The cuts could affect about 20 monitoring sites in Vermont.
VPR’s John Dillon reports:
(Dillon) Gary Lovett is a senior scientist at the Institute of Ecosystems Studies in Millbrook, New York.
He says acid rain is still a problem, and that proposed cuts will make it hard to tell if pollution control measures are working. If the budget is reduced as planned by the Bush Administration,
a program that monitors acid rain impacts on streams and lakes may have to be shutdown.
(Lovett) "We simply won’t have the data that we need to track the trends in acid deposition. All that 20 years of surface water – monitoring that – we’ve done will be lost."
(Dillon) The federal government funds the work with about $5 million dollars in annual appropriations. Lovett says that’s a relative bargain compared to the approximately $3 billion that it costs each year to control the pollutants that form acid rain.
The monitoring sites are scattered throughout New England, New York’s Adirondack Mountains and the Appalachian plateau in Pennsylvania. About 20 of the sites are in Vermont. Lovett says that the work in Vermont may end if the cuts go through
(Lovett) "Those are sites, particular lakes in the case of Vermont, where repeated samples have been taken of the chemistry and it’s been tracked over time, in the Green Mountains for the most part. And there just wouldn’t be any more sampling of them. So we’d have the previous years’ data, but there wouldn’t be any information going forward if the program was cut."
(Dillon) The 1990 Clean Air Amendments required new restrictions on sulfur dioxide from power plants – one of the pollutants that cause acid rain.
(Lovett) "But it hasn’t solved the problem. Most of these streams are still acid, and they’re recovering slightly. We can see slight trends toward recovery but most of them haven’t recovered to the point where they were before."

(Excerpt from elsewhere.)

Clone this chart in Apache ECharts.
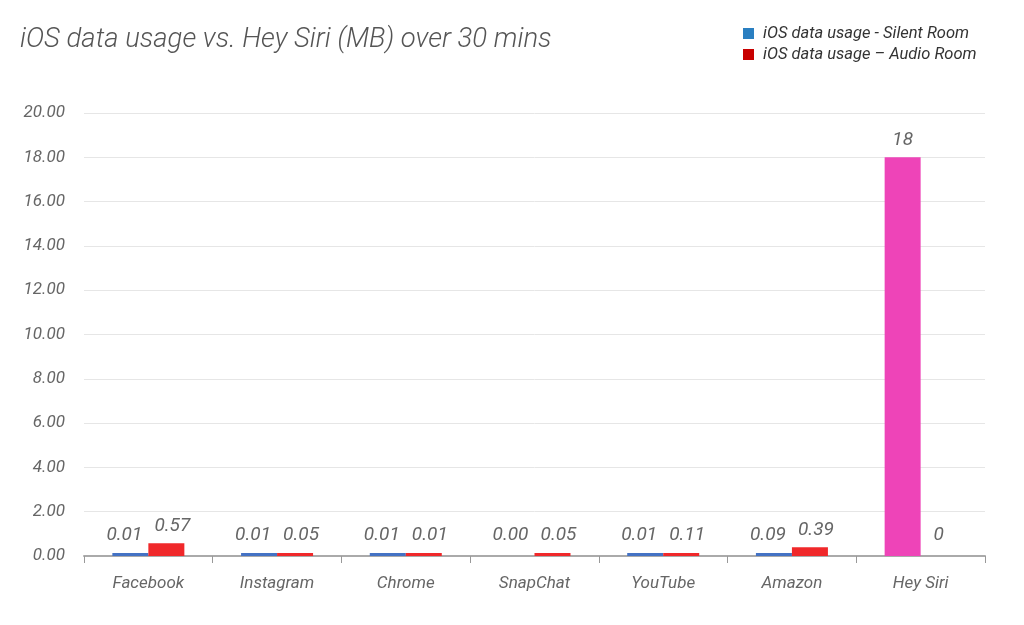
<!DOCTYPE html>
<html>
<head>
<meta charset="utf-8">
<script src="https://cdn.jsdelivr.net/npm/echarts@6/dist/echarts.min.js"></script>
<style>
  html, body { margin: 0; padding: 0; background: #fff; }
  #chart { width: 1024px; height: 625px; }
</style>
</head>
<body>
<div id="chart"></div>
<script>
// categories and values
const categories = ['Facebook', 'Instagram', 'Chrome', 'SnapChat', 'YouTube', 'Amazon', 'Hey Siri'];
const silentValues = [0.01, 0.01, 0.01, 0.00, 0.01, 0.09, 18];
const audioValues = [0.57, 0.05, 0.01, 0.05, 0.11, 0.39, 0];
const silentLabels = ['0.01', '0.01', '0.01', '0.00', '0.01', '0.09', '18'];
const audioLabels = ['0.57', '0.05', '0.01', '0.05', '0.11', '0.39', '0'];
const yTicks = [0, 2, 4, 6, 8, 10, 12, 14, 16, 18, 20];

const FONT = 'Roboto';
const GREY = '#666666';

// la barre "Hey Siri" est rose dans le graphique d'origine
// les petites étiquettes sont écartées l'une de l'autre, sauf pour Hey Siri
function buildData(values, color, last, shift) {
    return values.map((v, i) => {
        const isLast = i === values.length - 1;
        let c = color;
        if (isLast && last) c = last;
        if (v === 0) c = 'rgba(0,0,0,0)';
        return {
            value: v,
            itemStyle: { color: c },
            label: { offset: [isLast ? 0 : shift, 0] }
        };
    });
}

const labelStyle = (texts) => ({
    show: true,
    position: 'top',
    distance: 8,
    color: GREY,
    fontFamily: FONT,
    fontStyle: 'italic',
    fontSize: 19,
    formatter: (p) => texts[p.dataIndex]
});

const chart = echarts.init(document.getElementById('chart'));
chart.setOption({
    animation: false,
    title: {
        text: 'iOS data usage vs. Hey Siri (MB) over 30 mins',
        left: 15,
        top: 22,
        textStyle: {
            color: '#555555',
            fontFamily: FONT,
            fontStyle: 'italic',
            fontWeight: 300,
            fontSize: 27.5
        }
    },
    legend: {
        orient: 'vertical',
        left: 738,
        top: 20,
        itemWidth: 11,
        itemHeight: 11,
        itemGap: 4,
        icon: 'rect',
        textStyle: {
            color: '#333333',
            fontFamily: FONT,
            fontStyle: 'italic',
            fontSize: 16.5,
            padding: [0, 0, 0, 4]
        },
        data: [
            { name: 'iOS data usage - Silent Room', itemStyle: { color: '#2a7fc1' } },
            { name: 'iOS data usage \u2013 Audio Room', itemStyle: { color: '#c80000' } }
        ]
    },
    grid: { left: 84, right: 39, top: 113, bottom: 69 },
    xAxis: {
        type: 'category',
        data: categories,
        axisLine: { lineStyle: { color: '#aaaaaa', width: 2 } },
        axisTick: { show: true, length: 7, lineStyle: { color: '#999999' } },
        axisLabel: {
            color: GREY,
            fontFamily: FONT,
            fontStyle: 'italic',
            fontSize: 17,
            margin: 19
        }
    },
    yAxis: {
        type: 'value',
        min: yTicks[0],
        max: yTicks[yTicks.length - 1],
        interval: 2,
        axisLine: { show: false },
        axisTick: { show: false },
        splitLine: { lineStyle: { color: '#e6e6e6' } },
        axisLabel: {
            color: GREY,
            fontFamily: FONT,
            fontStyle: 'italic',
            fontSize: 17,
            margin: 19,
            formatter: (v) => v.toFixed(2)
        }
    },
    series: [
        {
            name: 'iOS data usage - Silent Room',
            type: 'bar',
            barWidth: 36,
            barGap: '0%',
            barMinHeight: 3,
            data: buildData(silentValues, '#4472c4', '#ee44b8', -6),
            label: labelStyle(silentLabels)
        },
        {
            name: 'iOS data usage \u2013 Audio Room',
            type: 'bar',
            barWidth: 36,
            barGap: '0%',
            barMinHeight: 3,
            data: buildData(audioValues, '#f0282a', null, 6),
            label: labelStyle(audioLabels)
        }
    ]
});
</script>
</body>
</html>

(Dillon) The budget cuts are part of the Environmental Protection Agency annual appropriate and include a 25% reduction for key monitoring programs. The House has already approved the budget, but it’s still under consideration in the Senate.
Vermont Senator Patrick Leahy is a senior member of the appropriations subcommittee that oversees the EPA budget. A spokesman says Leahy is aware of the cuts and hopes to restore the funds.
For VPR News, I’m John Dillon in Montpelier.